-- Start --
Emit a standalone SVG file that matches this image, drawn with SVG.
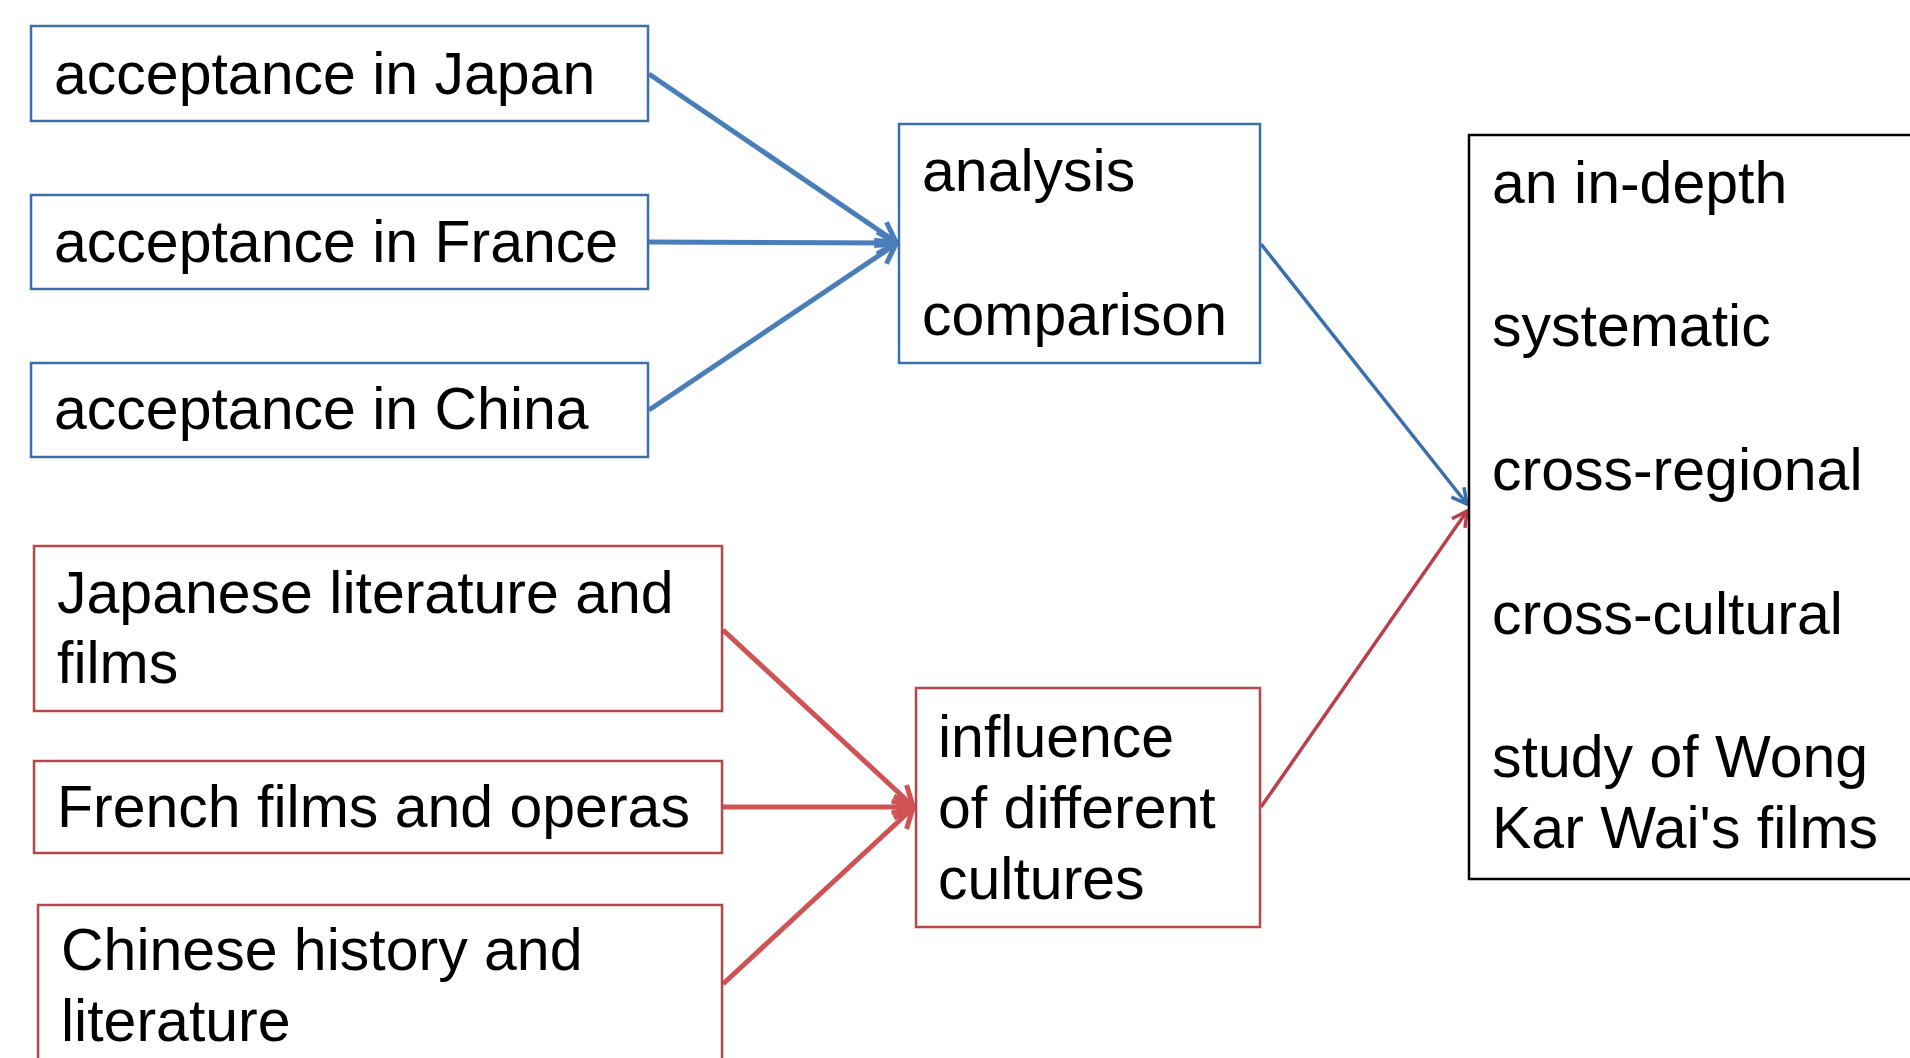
<svg xmlns="http://www.w3.org/2000/svg" width="1910" height="1058" viewBox="0 0 1910 1058">
<defs>
<style>
text{font-family:"Liberation Sans",Arial,sans-serif;font-size:59px;fill:#000}
.bb{fill:#fff;stroke:#3d6fa8;stroke-width:2.5}
.rb{fill:#fff;stroke:#b9474a;stroke-width:2.5}
.kb{fill:#fff;stroke:#000;stroke-width:2.5}
.bl{stroke:#4a7ebb;fill:none}
.rl{stroke:#cf5254;fill:none}
.thick{stroke-width:5}
</style>
<marker id="ab" markerUnits="userSpaceOnUse" markerWidth="30" markerHeight="30" refX="22" refY="13" orient="auto" viewBox="0 0 30 30">
<path d="M3,2 L22,13 L3,24" fill="none" stroke="#4a7ebb" stroke-width="5" stroke-linejoin="miter"/>
</marker>
<marker id="ar" markerUnits="userSpaceOnUse" markerWidth="30" markerHeight="30" refX="22" refY="13" orient="auto" viewBox="0 0 30 30">
<path d="M3,2 L22,13 L3,24" fill="none" stroke="#cf5254" stroke-width="5" stroke-linejoin="miter"/>
</marker>
<marker id="abt" markerUnits="userSpaceOnUse" markerWidth="22" markerHeight="22" refX="17" refY="10" orient="auto" viewBox="0 0 22 22">
<path d="M2,2 L17,10 L2,18" fill="none" stroke="#3a6fae" stroke-width="3.5"/>
</marker>
<marker id="art" markerUnits="userSpaceOnUse" markerWidth="22" markerHeight="22" refX="17" refY="10" orient="auto" viewBox="0 0 22 22">
<path d="M2,2 L17,10 L2,18" fill="none" stroke="#b9404a" stroke-width="3.5"/>
</marker>
</defs>
<rect width="1910" height="1058" fill="#fff"/>
<g id="connectors">
<line class="bl thick" x1="649" y1="74" x2="896" y2="242" marker-end="url(#ab)"/>
<line class="bl thick" x1="649" y1="242" x2="896" y2="243" marker-end="url(#ab)"/>
<line class="bl thick" x1="649" y1="410" x2="896" y2="244" marker-end="url(#ab)"/>
<line class="rl thick" x1="723" y1="630" x2="913" y2="806" marker-end="url(#ar)"/>
<line class="rl thick" x1="723" y1="807" x2="913" y2="807" marker-end="url(#ar)"/>
<line class="rl thick" x1="723" y1="984" x2="913" y2="808" marker-end="url(#ar)"/>
<line x1="1261" y1="244" x2="1467" y2="504" stroke="#3a6fae" stroke-width="3.5" marker-end="url(#abt)"/>
<line x1="1261" y1="807" x2="1467" y2="511" stroke="#b9404a" stroke-width="3.5" marker-end="url(#art)"/>
</g>
<g id="node-japan">
<rect class="bb" x="31" y="26" width="617" height="95"/>
<text x="54" y="94">acceptance in Japan</text>
</g>
<g id="node-france">
<rect class="bb" x="31" y="195" width="617" height="94"/>
<text x="54" y="262">acceptance in France</text>
</g>
<g id="node-china">
<rect class="bb" x="31" y="363" width="617" height="94"/>
<text x="54" y="429">acceptance in China</text>
</g>
<g id="node-analysis">
<rect class="bb" x="899" y="124" width="361" height="239"/>
<text x="922" y="191">analysis</text>
<text x="922" y="335">comparison</text>
</g>
<g id="node-japanese">
<rect class="rb" x="34" y="546" width="688" height="165"/>
<text x="57" y="613">Japanese literature and</text>
<text x="57" y="683">films</text>
</g>
<g id="node-french">
<rect class="rb" x="34" y="761" width="688" height="92"/>
<text x="57" y="827">French films and operas</text>
</g>
<g id="node-chinese">
<rect class="rb" x="38" y="905" width="684" height="170"/>
<text x="61" y="970">Chinese history and</text>
<text x="61" y="1041">literature</text>
</g>
<g id="node-influence">
<rect class="rb" x="916" y="688" width="344" height="239"/>
<text x="938" y="757">influence</text>
<text x="938" y="828">of different</text>
<text x="938" y="899">cultures</text>
</g>
<g id="node-result">
<rect class="kb" x="1469" y="135" width="460" height="744"/>
<text x="1492" y="203">an in-depth</text>
<text x="1492" y="346">systematic</text>
<text x="1492" y="490">cross-regional</text>
<text x="1492" y="634">cross-cultural</text>
<text x="1492" y="777">study of Wong</text>
<text x="1492" y="848">Kar Wai's films</text>
</g>
</svg>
-- End --
-- TO DO --
Omit the pictures, then output the rest of the listing exactly.

-- TASK RESPONSE --
Emit a standalone SVG file that matches this image, drawn with SVG.
<svg xmlns="http://www.w3.org/2000/svg" width="1910" height="1058" viewBox="0 0 1910 1058">
<defs>
<style>
text{font-family:"Liberation Sans",Arial,sans-serif;font-size:59px;fill:#000}
.bb{fill:#fff;stroke:#3d6fa8;stroke-width:2.5}
.rb{fill:#fff;stroke:#b9474a;stroke-width:2.5}
.kb{fill:#fff;stroke:#000;stroke-width:2.5}
.bl{stroke:#4a7ebb;fill:none}
.rl{stroke:#cf5254;fill:none}
.thick{stroke-width:5}
</style>
<marker id="ab" markerUnits="userSpaceOnUse" markerWidth="30" markerHeight="30" refX="22" refY="13" orient="auto" viewBox="0 0 30 30">
<path d="M3,2 L22,13 L3,24" fill="none" stroke="#4a7ebb" stroke-width="5" stroke-linejoin="miter"/>
</marker>
<marker id="ar" markerUnits="userSpaceOnUse" markerWidth="30" markerHeight="30" refX="22" refY="13" orient="auto" viewBox="0 0 30 30">
<path d="M3,2 L22,13 L3,24" fill="none" stroke="#cf5254" stroke-width="5" stroke-linejoin="miter"/>
</marker>
<marker id="abt" markerUnits="userSpaceOnUse" markerWidth="22" markerHeight="22" refX="17" refY="10" orient="auto" viewBox="0 0 22 22">
<path d="M2,2 L17,10 L2,18" fill="none" stroke="#3a6fae" stroke-width="3.5"/>
</marker>
<marker id="art" markerUnits="userSpaceOnUse" markerWidth="22" markerHeight="22" refX="17" refY="10" orient="auto" viewBox="0 0 22 22">
<path d="M2,2 L17,10 L2,18" fill="none" stroke="#b9404a" stroke-width="3.5"/>
</marker>
</defs>
<rect width="1910" height="1058" fill="#fff"/>
<g id="connectors">
<line class="bl thick" x1="649" y1="74" x2="896" y2="242" marker-end="url(#ab)"/>
<line class="bl thick" x1="649" y1="242" x2="896" y2="243" marker-end="url(#ab)"/>
<line class="bl thick" x1="649" y1="410" x2="896" y2="244" marker-end="url(#ab)"/>
<line class="rl thick" x1="723" y1="630" x2="913" y2="806" marker-end="url(#ar)"/>
<line class="rl thick" x1="723" y1="807" x2="913" y2="807" marker-end="url(#ar)"/>
<line class="rl thick" x1="723" y1="984" x2="913" y2="808" marker-end="url(#ar)"/>
<line x1="1261" y1="244" x2="1467" y2="504" stroke="#3a6fae" stroke-width="3.5" marker-end="url(#abt)"/>
<line x1="1261" y1="807" x2="1467" y2="511" stroke="#b9404a" stroke-width="3.5" marker-end="url(#art)"/>
</g>
<g id="node-japan">
<rect class="bb" x="31" y="26" width="617" height="95"/>
<text x="54" y="94">acceptance in Japan</text>
</g>
<g id="node-france">
<rect class="bb" x="31" y="195" width="617" height="94"/>
<text x="54" y="262">acceptance in France</text>
</g>
<g id="node-china">
<rect class="bb" x="31" y="363" width="617" height="94"/>
<text x="54" y="429">acceptance in China</text>
</g>
<g id="node-analysis">
<rect class="bb" x="899" y="124" width="361" height="239"/>
<text x="922" y="191">analysis</text>
<text x="922" y="335">comparison</text>
</g>
<g id="node-japanese">
<rect class="rb" x="34" y="546" width="688" height="165"/>
<text x="57" y="613">Japanese literature and</text>
<text x="57" y="683">films</text>
</g>
<g id="node-french">
<rect class="rb" x="34" y="761" width="688" height="92"/>
<text x="57" y="827">French films and operas</text>
</g>
<g id="node-chinese">
<rect class="rb" x="38" y="905" width="684" height="170"/>
<text x="61" y="970">Chinese history and</text>
<text x="61" y="1041">literature</text>
</g>
<g id="node-influence">
<rect class="rb" x="916" y="688" width="344" height="239"/>
<text x="938" y="757">influence</text>
<text x="938" y="828">of different</text>
<text x="938" y="899">cultures</text>
</g>
<g id="node-result">
<rect class="kb" x="1469" y="135" width="460" height="744"/>
<text x="1492" y="203">an in-depth</text>
<text x="1492" y="346">systematic</text>
<text x="1492" y="490">cross-regional</text>
<text x="1492" y="634">cross-cultural</text>
<text x="1492" y="777">study of Wong</text>
<text x="1492" y="848">Kar Wai's films</text>
</g>
</svg>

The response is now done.